▽

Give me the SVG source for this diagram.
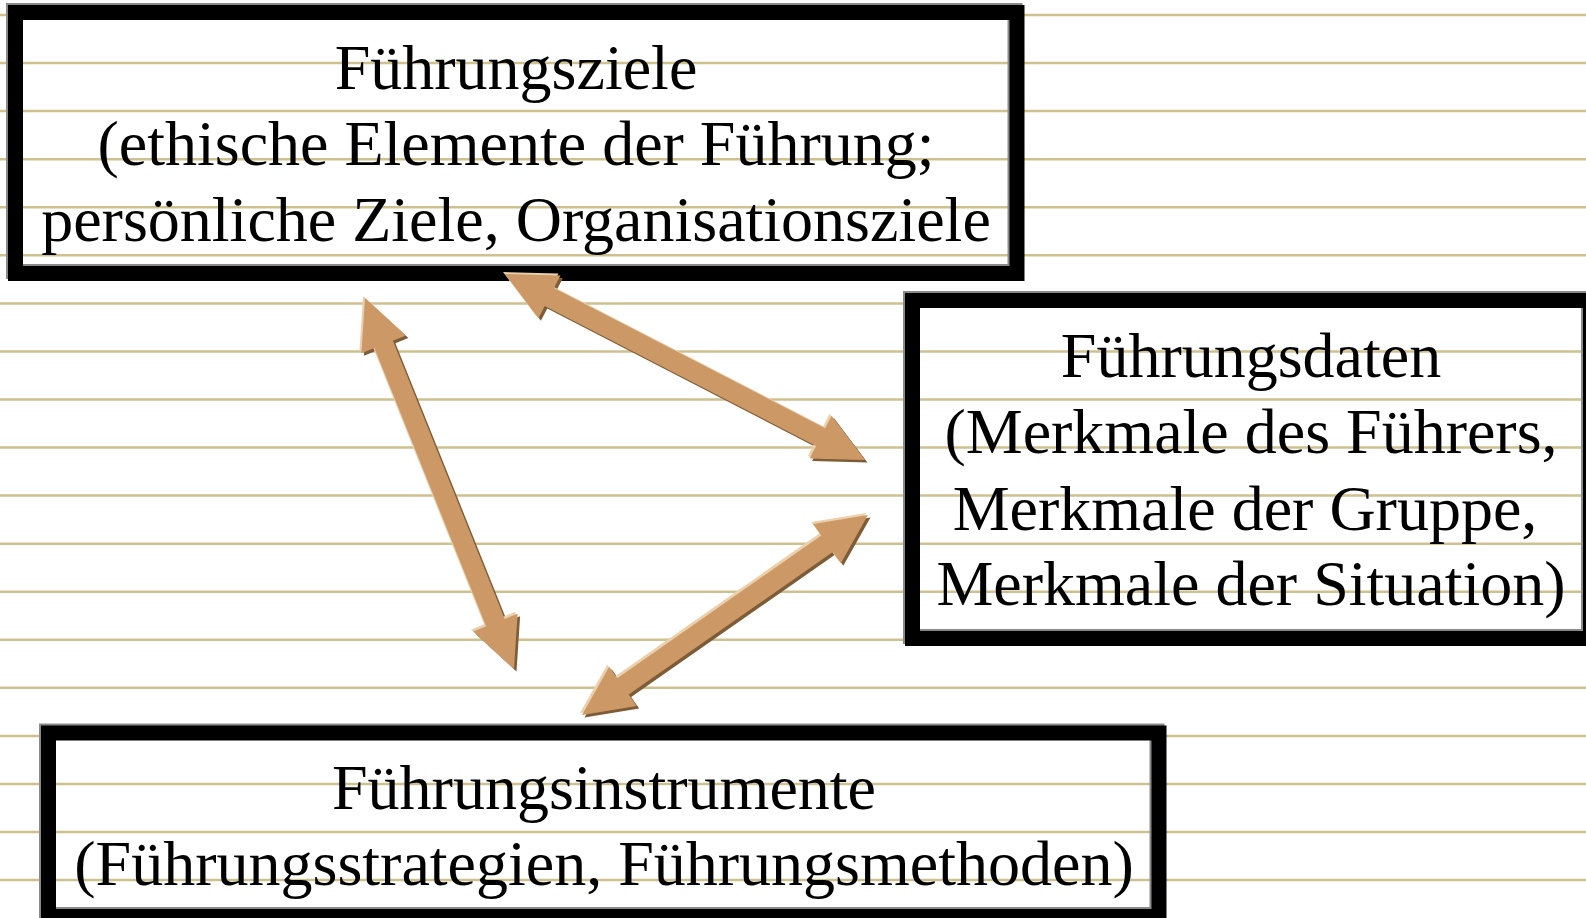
<svg xmlns="http://www.w3.org/2000/svg" xmlns:xlink="http://www.w3.org/1999/xlink" width="1586" height="918" viewBox="0 0 1586 918">
<style>
.rule{stroke:#cfc18f;stroke-width:2.5}
.frame{fill:none;stroke:#000;stroke-width:15}
.rim{fill:none;stroke:#8a8a8a;stroke-width:15}
.lbl{font-family:"Liberation Serif","Times New Roman",serif;font-size:64px;fill:#000;text-anchor:middle}
.arr{fill:#cc9966}
.arrD{fill:#7d5c38}
.arrL{fill:#ecd0ac}
</style>
<defs>
<polygon id="a1" points="505,274 538.4,318.3 544.8,305.9 816,445.9 809.6,458.4 865,460 831.6,415.7 825.2,428.2 554,288.1 560.4,275.6"/>
<polygon id="a2" points="365,298 361.4,353.3 374.4,348.1 486.1,626.3 473.1,631.5 514,669 517.6,613.7 504.7,618.9 392.9,340.7 405.9,335.5"/>
<polygon id="a3" points="582,715 636.7,706 628.7,694.6 832.8,551.9 840.8,563.3 868,515 813.3,524 821.3,535.5 617.3,678.2 609.2,666.7"/>
</defs>
<rect x="0" y="0" width="1586" height="918" fill="#fff"/>
<g id="background">
<line class="rule" x1="0" y1="15" x2="1586" y2="15"/>
<line class="rule" x1="0" y1="63.1" x2="1586" y2="63.1"/>
<line class="rule" x1="0" y1="111.1" x2="1586" y2="111.1"/>
<line class="rule" x1="0" y1="159.2" x2="1586" y2="159.2"/>
<line class="rule" x1="0" y1="207.2" x2="1586" y2="207.2"/>
<line class="rule" x1="0" y1="255.3" x2="1586" y2="255.3"/>
<line class="rule" x1="0" y1="303.4" x2="1586" y2="303.4"/>
<line class="rule" x1="0" y1="351.4" x2="1586" y2="351.4"/>
<line class="rule" x1="0" y1="399.5" x2="1586" y2="399.5"/>
<line class="rule" x1="0" y1="447.5" x2="1586" y2="447.5"/>
<line class="rule" x1="0" y1="495.6" x2="1586" y2="495.6"/>
<line class="rule" x1="0" y1="543.7" x2="1586" y2="543.7"/>
<line class="rule" x1="0" y1="591.7" x2="1586" y2="591.7"/>
<line class="rule" x1="0" y1="639.8" x2="1586" y2="639.8"/>
<line class="rule" x1="0" y1="687.8" x2="1586" y2="687.8"/>
<line class="rule" x1="0" y1="735.9" x2="1586" y2="735.9"/>
<line class="rule" x1="0" y1="784" x2="1586" y2="784"/>
<line class="rule" x1="0" y1="832" x2="1586" y2="832"/>
<line class="rule" x1="0" y1="880.1" x2="1586" y2="880.1"/>
</g>
<g id="node-fuehrungsziele">
<rect class="rim" x="13.5" y="10.5" width="1001.5" height="261"/>
<rect class="frame" x="15.5" y="12.5" width="1001.5" height="261"/>
<text class="lbl" x="516" y="89">Führungsziele</text>
<text class="lbl" x="516" y="165">(ethische Elemente der Führung;</text>
<text class="lbl" x="516" y="241">persönliche Ziele, Organisationsziele</text>
</g>
<g id="node-fuehrungsdaten">
<rect class="rim" x="910.5" y="298.5" width="678" height="338"/>
<rect class="frame" x="912.5" y="300.5" width="678" height="338"/>
<text class="lbl" x="1251" y="377">Führungsdaten</text>
<text class="lbl" x="1251" y="453">(Merkmale des Führers,</text>
<text class="lbl" x="1245" y="530">Merkmale der Gruppe,</text>
<text class="lbl" x="1251" y="605">Merkmale der Situation)</text>
</g>
<g id="node-fuehrungsinstrumente">
<rect class="rim" x="46.5" y="731" width="1110.5" height="183.5"/>
<rect class="frame" x="48.5" y="733" width="1110.5" height="183.5"/>
<text class="lbl" x="604" y="809">Führungsinstrumente</text>
<text class="lbl" x="604" y="885">(Führungsstrategien, Führungsmethoden)</text>
</g>
<g id="connectors">
<use xlink:href="#a1" class="arrD" transform="translate(2.5,2.5)"/>
<use xlink:href="#a1" class="arrL" transform="translate(-2,-2)"/>
<use xlink:href="#a1" class="arr"/>
<use xlink:href="#a2" class="arrD" transform="translate(2.5,2.5)"/>
<use xlink:href="#a2" class="arrL" transform="translate(-2,-2)"/>
<use xlink:href="#a2" class="arr"/>
<use xlink:href="#a3" class="arrD" transform="translate(2.5,2.5)"/>
<use xlink:href="#a3" class="arrL" transform="translate(-2,-2)"/>
<use xlink:href="#a3" class="arr"/>
</g>
</svg>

△

_Problem to solve_: Copy the listing over exactly, skipping the pictures it holds.

_Result of this task_:
Give me the SVG source for this diagram.
<svg xmlns="http://www.w3.org/2000/svg" xmlns:xlink="http://www.w3.org/1999/xlink" width="1586" height="918" viewBox="0 0 1586 918">
<style>
.rule{stroke:#cfc18f;stroke-width:2.5}
.frame{fill:none;stroke:#000;stroke-width:15}
.rim{fill:none;stroke:#8a8a8a;stroke-width:15}
.lbl{font-family:"Liberation Serif","Times New Roman",serif;font-size:64px;fill:#000;text-anchor:middle}
.arr{fill:#cc9966}
.arrD{fill:#7d5c38}
.arrL{fill:#ecd0ac}
</style>
<defs>
<polygon id="a1" points="505,274 538.4,318.3 544.8,305.9 816,445.9 809.6,458.4 865,460 831.6,415.7 825.2,428.2 554,288.1 560.4,275.6"/>
<polygon id="a2" points="365,298 361.4,353.3 374.4,348.1 486.1,626.3 473.1,631.5 514,669 517.6,613.7 504.7,618.9 392.9,340.7 405.9,335.5"/>
<polygon id="a3" points="582,715 636.7,706 628.7,694.6 832.8,551.9 840.8,563.3 868,515 813.3,524 821.3,535.5 617.3,678.2 609.2,666.7"/>
</defs>
<rect x="0" y="0" width="1586" height="918" fill="#fff"/>
<g id="background">
<line class="rule" x1="0" y1="15" x2="1586" y2="15"/>
<line class="rule" x1="0" y1="63.1" x2="1586" y2="63.1"/>
<line class="rule" x1="0" y1="111.1" x2="1586" y2="111.1"/>
<line class="rule" x1="0" y1="159.2" x2="1586" y2="159.2"/>
<line class="rule" x1="0" y1="207.2" x2="1586" y2="207.2"/>
<line class="rule" x1="0" y1="255.3" x2="1586" y2="255.3"/>
<line class="rule" x1="0" y1="303.4" x2="1586" y2="303.4"/>
<line class="rule" x1="0" y1="351.4" x2="1586" y2="351.4"/>
<line class="rule" x1="0" y1="399.5" x2="1586" y2="399.5"/>
<line class="rule" x1="0" y1="447.5" x2="1586" y2="447.5"/>
<line class="rule" x1="0" y1="495.6" x2="1586" y2="495.6"/>
<line class="rule" x1="0" y1="543.7" x2="1586" y2="543.7"/>
<line class="rule" x1="0" y1="591.7" x2="1586" y2="591.7"/>
<line class="rule" x1="0" y1="639.8" x2="1586" y2="639.8"/>
<line class="rule" x1="0" y1="687.8" x2="1586" y2="687.8"/>
<line class="rule" x1="0" y1="735.9" x2="1586" y2="735.9"/>
<line class="rule" x1="0" y1="784" x2="1586" y2="784"/>
<line class="rule" x1="0" y1="832" x2="1586" y2="832"/>
<line class="rule" x1="0" y1="880.1" x2="1586" y2="880.1"/>
</g>
<g id="node-fuehrungsziele">
<rect class="rim" x="13.5" y="10.5" width="1001.5" height="261"/>
<rect class="frame" x="15.5" y="12.5" width="1001.5" height="261"/>
<text class="lbl" x="516" y="89">Führungsziele</text>
<text class="lbl" x="516" y="165">(ethische Elemente der Führung;</text>
<text class="lbl" x="516" y="241">persönliche Ziele, Organisationsziele</text>
</g>
<g id="node-fuehrungsdaten">
<rect class="rim" x="910.5" y="298.5" width="678" height="338"/>
<rect class="frame" x="912.5" y="300.5" width="678" height="338"/>
<text class="lbl" x="1251" y="377">Führungsdaten</text>
<text class="lbl" x="1251" y="453">(Merkmale des Führers,</text>
<text class="lbl" x="1245" y="530">Merkmale der Gruppe,</text>
<text class="lbl" x="1251" y="605">Merkmale der Situation)</text>
</g>
<g id="node-fuehrungsinstrumente">
<rect class="rim" x="46.5" y="731" width="1110.5" height="183.5"/>
<rect class="frame" x="48.5" y="733" width="1110.5" height="183.5"/>
<text class="lbl" x="604" y="809">Führungsinstrumente</text>
<text class="lbl" x="604" y="885">(Führungsstrategien, Führungsmethoden)</text>
</g>
<g id="connectors">
<use xlink:href="#a1" class="arrD" transform="translate(2.5,2.5)"/>
<use xlink:href="#a1" class="arrL" transform="translate(-2,-2)"/>
<use xlink:href="#a1" class="arr"/>
<use xlink:href="#a2" class="arrD" transform="translate(2.5,2.5)"/>
<use xlink:href="#a2" class="arrL" transform="translate(-2,-2)"/>
<use xlink:href="#a2" class="arr"/>
<use xlink:href="#a3" class="arrD" transform="translate(2.5,2.5)"/>
<use xlink:href="#a3" class="arrL" transform="translate(-2,-2)"/>
<use xlink:href="#a3" class="arr"/>
</g>
</svg>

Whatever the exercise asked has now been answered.